Hardware sizing considerations for GPU support

This article describes additional considerations regarding sizing of hardware for GPU support.

RAM sizing

When you are planning the hardware sizing for a cluster that will utilize GPU support for UDFs, RAM sizing should be based on the requirements for data science. For example, the nodes must have enough RAM for UDFs beyond the typical requirement for BI query loads. We recommend adding at least 64 to 128 GiB RAM per data node in addition to the normal calculations for a cluster.

For general guidelines on how to calculate RAM, see Sizing Guidelines.

CPU sizing

GPU support allows you to offload some of the computation from the CPU to the GPU. However, the CPU is needed for preprocessing and feeding the data to the GPU. A rule of thumb is to plan for 4 to 8 CPU cores per GPU in your data nodes. If you run additional workloads, you should plan with even more cores.

GPU sizing

GPU sizing depends on the use cases you plan to run. Different GPU models have different properties such as the number of cores, VRAM, memory bandwidth, interconnects between GPUs and CPU, such as PCIe or NVLink, or supported special compute units, such as Tensor Cores. All these properties influence the performance.

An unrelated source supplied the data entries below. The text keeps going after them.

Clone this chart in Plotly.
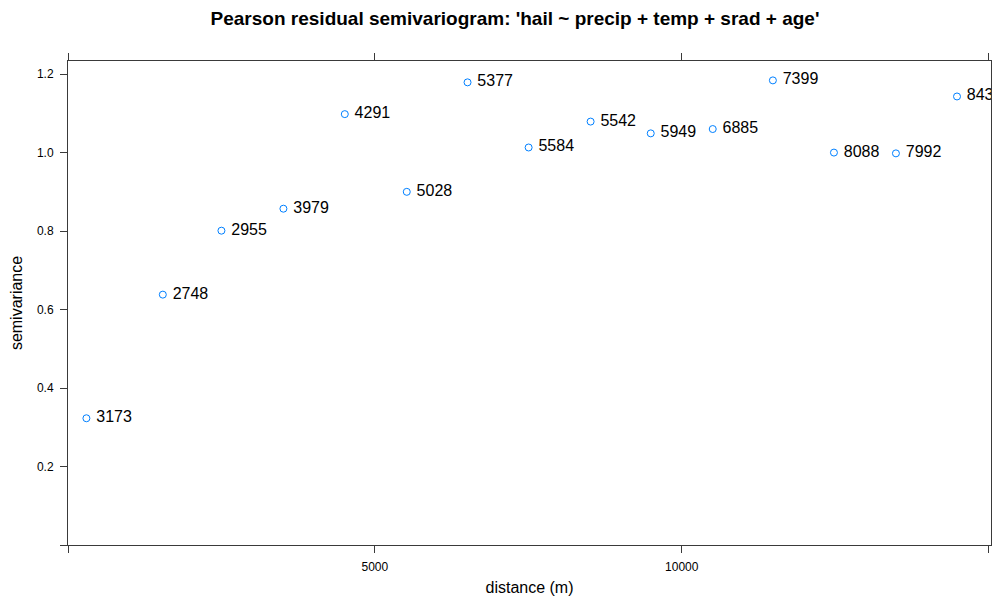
import plotly.graph_objects as go

# Binned empirical semivariogram of Pearson residuals
distance = [300, 1545, 2500, 3510, 4510, 5520, 6510, 7505, 8515, 9495, 10505, 11485, 12480, 13490, 14485]
gamma = [0.323, 0.638, 0.801, 0.857, 1.098, 0.900, 1.179, 1.013, 1.079, 1.049, 1.060, 1.184, 1.000, 0.998, 1.143]
npairs = [3173, 2748, 2955, 3979, 4291, 5028, 5377, 5584, 5542, 5949, 6885, 7399, 8088, 7992, 8437]

x_ticks = [0, 5000, 10000, 15000]
x_ticktext = ["", "5000", "10000", ""]
y_ticks = [0, 0.2, 0.4, 0.6, 0.8, 1.0, 1.2]
y_ticktext = ["", "0.2", "0.4", "0.6", "0.8", "1.0", "1.2"]

font_family = "Liberation Sans, Arial, Helvetica, sans-serif"
axis_color = "#3a3a3a"

fig = go.Figure(
    go.Scatter(
        x=distance,
        y=gamma,
        mode="markers+text",
        text=[" " + str(n) for n in npairs],
        textposition="middle right",
        textfont=dict(family=font_family, size=16, color="#000000"),
        marker=dict(symbol="circle-open", size=7, color="#0080ff",
                    line=dict(width=1, color="#0080ff")),
        cliponaxis=True,
        showlegend=False,
    )
)

common_axis = dict(
    showline=True,
    linecolor=axis_color,
    linewidth=1,
    mirror="ticks",
    ticks="outside",
    ticklen=7,
    tickwidth=1,
    tickcolor=axis_color,
    showgrid=False,
    zeroline=False,
    automargin=False,
    tickfont=dict(family=font_family, size=12, color="#000000"),
)

fig.update_xaxes(
    range=[0, 15039],
    tickmode="array",
    tickvals=x_ticks,
    ticktext=x_ticktext,
    ticklabelstandoff=4,
    title=dict(text="distance (m)", font=dict(family=font_family, size=16, color="#000000"), standoff=8),
    **common_axis,
)
fig.update_yaxes(
    range=[0, 1.2334],
    tickmode="array",
    tickvals=y_ticks,
    ticktext=y_ticktext,
    ticklabelstandoff=4,
    title=dict(text="semivariance", font=dict(family=font_family, size=16, color="#000000"), standoff=10),
    **common_axis,
)

fig.update_layout(
    width=992,
    height=603,
    margin=dict(l=68, r=1, t=61, b=58),
    paper_bgcolor="#ffffff",
    plot_bgcolor="#ffffff",
    title=dict(
        text="<b>Pearson residual semivariogram: 'hail ~ precip + temp + srad + age'</b>",
        font=dict(family=font_family, size=19, color="#000000"),
        xref="container",
        x=515 / 992,
        xanchor="center",
        yref="container",
        y=1 - 18 / 603,
        yanchor="middle",
    ),
)

fig.write_html("out.html")
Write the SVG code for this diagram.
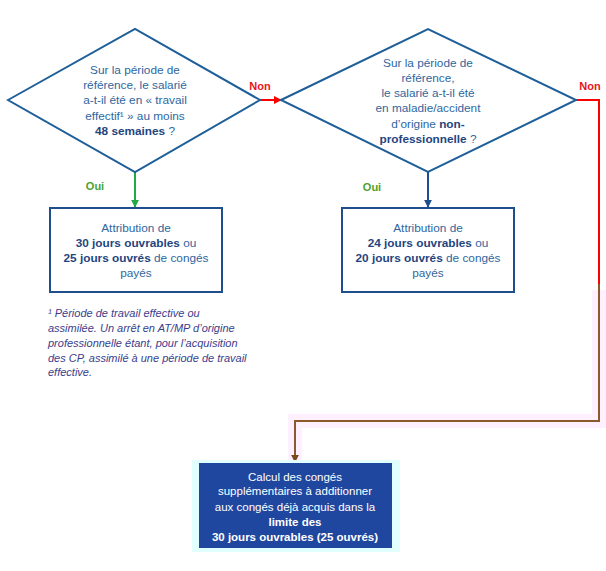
<svg xmlns="http://www.w3.org/2000/svg" width="606" height="571" viewBox="0 0 606 571">
<style>
.t{font-family:"Liberation Sans",Arial,sans-serif;font-size:11.8px;fill:#2E66A0;text-anchor:middle}
.b{font-weight:bold;fill:#1F4580}
.dia{fill:#fff;stroke:#1F5F99;stroke-width:2}
.box{fill:#fff;stroke:#1F4E8C;stroke-width:2}
.lbl{font-family:"Liberation Sans",Arial,sans-serif;font-size:11px;font-weight:bold}
.fn{font-family:"Liberation Sans",Arial,sans-serif;font-size:11px;font-style:italic;fill:#3A3D8C}
.w{font-family:"Liberation Sans",Arial,sans-serif;font-size:11.5px;fill:#fff;text-anchor:middle}
</style>
<defs>
<marker id="ar" viewBox="0 0 10 10" refX="9" refY="5" markerWidth="4" markerHeight="4" orient="auto"><path d="M0,0L10,5L0,10z" fill="#FF0000"/></marker>
<marker id="ag" viewBox="0 0 10 10" refX="9" refY="5" markerWidth="4" markerHeight="4" orient="auto"><path d="M0,0L10,5L0,10z" fill="#22AA44"/></marker>
<marker id="ab" viewBox="0 0 10 10" refX="9" refY="5" markerWidth="4" markerHeight="4" orient="auto"><path d="M0,0L10,5L0,10z" fill="#1F4E8C"/></marker>
<marker id="an" viewBox="0 0 10 10" refX="9" refY="5" markerWidth="4" markerHeight="4" orient="auto"><path d="M0,0L10,5L0,10z" fill="#7A4A1A"/></marker>
</defs>
<rect width="606" height="571" fill="#fff"/>
<path d="M599,290V421H295V460" fill="none" stroke="#FFF0FF" stroke-width="14"/>
<g id="connectors" fill="none" stroke-width="2">
<path d="M260,100H281" stroke="#FF0000" marker-end="url(#ar)"/>
<path d="M576,100H599V284" stroke="#FF0000"/>
<path d="M599,284V421H295V462" stroke="#8B5A2B" marker-end="url(#an)"/>
<path d="M135,172V207" stroke="#22AA44" marker-end="url(#ag)"/>
<path d="M428,172V207" stroke="#1F4E8C" marker-end="url(#ab)"/>
<text class="lbl" x="260" y="90" fill="#E8141B" stroke="none" text-anchor="middle">Non</text>
<text class="lbl" x="590" y="90" fill="#E8141B" stroke="none" text-anchor="middle">Non</text>
<text class="lbl" x="95" y="190" fill="#4CA22E" stroke="none" text-anchor="middle">Oui</text>
<text class="lbl" x="372" y="191" fill="#4CA22E" stroke="none" text-anchor="middle">Oui</text>
</g>
<g id="q1">
<path class="dia" d="M8,100L135,29L260,100L135,172Z"/>
<text class="t" x="135" y="74">Sur la période de</text>
<text class="t" x="135" y="89">référence, le salarié</text>
<text class="t" x="135" y="104">a-t-il été en « travail</text>
<text class="t" x="135" y="120">effectif¹ » au moins</text>
<text class="t" x="135" y="135"><tspan class="b">48 semaines</tspan> ?</text>
</g>
<g id="q2">
<path class="dia" d="M281,100L428,29L576,100L428,172Z"/>
<text class="t" x="428" y="67">Sur la période de</text>
<text class="t" x="428" y="82">référence,</text>
<text class="t" x="428" y="97">le salarié a-t-il été</text>
<text class="t" x="428" y="112">en maladie/accident</text>
<text class="t" x="428" y="128">d’origine <tspan class="b">non-</tspan></text>
<text class="t" x="428" y="143"><tspan class="b">professionnelle</tspan> ?</text>
</g>
<g id="r1">
<rect class="box" x="50" y="208" width="172" height="84"/>
<text class="t" x="136" y="232">Attribution de</text>
<text class="t" x="136" y="247"><tspan class="b">30 jours ouvrables</tspan> ou</text>
<text class="t" x="136" y="262"><tspan class="b">25 jours ouvrés</tspan> de congés</text>
<text class="t" x="136" y="277">payés</text>
</g>
<g id="r2">
<rect class="box" x="342" y="208" width="172" height="84"/>
<text class="t" x="428" y="232">Attribution de</text>
<text class="t" x="428" y="247"><tspan class="b">24 jours ouvrables</tspan> ou</text>
<text class="t" x="428" y="262"><tspan class="b">20 jours ouvrés</tspan> de congés</text>
<text class="t" x="428" y="277">payés</text>
</g>
<g id="footnote">
<text class="fn" x="48" y="317">¹  Période de travail effective ou</text>
<text class="fn" x="48" y="332">assimilée. Un arrêt en AT/MP d’origine</text>
<text class="fn" x="48" y="347">professionnelle étant, pour l’acquisition</text>
<text class="fn" x="48" y="362">des CP, assimilé à une période de travail</text>
<text class="fn" x="48" y="376">effective.</text>
</g>
<g id="r3">
<rect x="192" y="460" width="208" height="92" fill="#E2FFFF"/>
<rect x="199" y="463" width="193" height="85" fill="#1F47A0"/>
<text class="w" x="295" y="481">Calcul des congés</text>
<text class="w" x="295" y="495">supplémentaires à additionner</text>
<text class="w" x="295" y="511">aux congés déjà acquis dans la</text>
<text class="w" x="295" y="526" font-weight="bold">limite des</text>
<text class="w" x="295" y="541" font-weight="bold">30 jours ouvrables (25 ouvrés)</text>
</g>
</svg>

Exasol only supports NVIDIA Data Center GPUs.

LLM sizes and GPU requirements

The size of a large language model (LLM) is usually measured in parameters, which can range from hundreds of millions to trillions. The amount of VRAM required to run an LLM efficiently depends on the size of the model and the precision of the computations (for example, FP32, FP16, or INT8).

The following table provides typical values to use as a starting point when calculating VRAM requirements.

LLM size (number of parameters)	Typical VRAM usage	Note
Tiny (100M to 2B)	2 to 4 GiB
Small (2B to 10B)	6 to 16 GiB
Medium (10B to 20B)	16 to 24 GiB
Large (20B to 70B)	24 to 48 GiB	Single or multiple high-end GPUs
Very large (70B to 110B)	≥80 GiB	Single or multiple high-end GPUs
Super large (>110B)	≥160 GiB	Multiple high-end GPUs with ≥80 GiB VRAM each

To run the LLMs efficiently, the actual VRAM requirement will be slightly higher than indicated in the table. This is because additional memory is needed to store intermediate calculation results, optimizer state (if training), and input data.

GPU sizing for classic machine learning

Classic machine learning models and methods such as random forest, linear regression, K-means, or PCA can also benefit from GPUs. For traditional machine learning models, the same requirements as for Tiny LLM models are typically enough. For clustering or dimension reduction methods such as K-means and PCA the required VRAM depends on the data size, since these methods usually need the whole dataset in VRAM to work.

Hardware requirements for specific stages

The hardware requirements for training/fine-tuning AI models differ significantly from those required for inference.

Training/fine-tuning stage requirements

In the training/fine-tuning stage the goal is to adapt the model to specific data for a given task. This stage requires significant computing power, typically relying on high-end GPUs with ample memory and high-speed networking. Training/fine-tuning can be an intensive and time-consuming process, especially when it involves large datasets or deep models.

Inference stage requirements

Inference is the stage where a trained model is used to generate predictions based on new input data. While inference does not require as much computational power as fine-tuning, it demands low latency and high throughput to ensure that predictions are made in real-time or near real-time. Smaller GPUs, like the NVIDIA T4 or A10, are often preferred for inference tasks since they provide a balance between performance and cost. CPUs may also be sufficient for smaller models or when low latency is not a priority.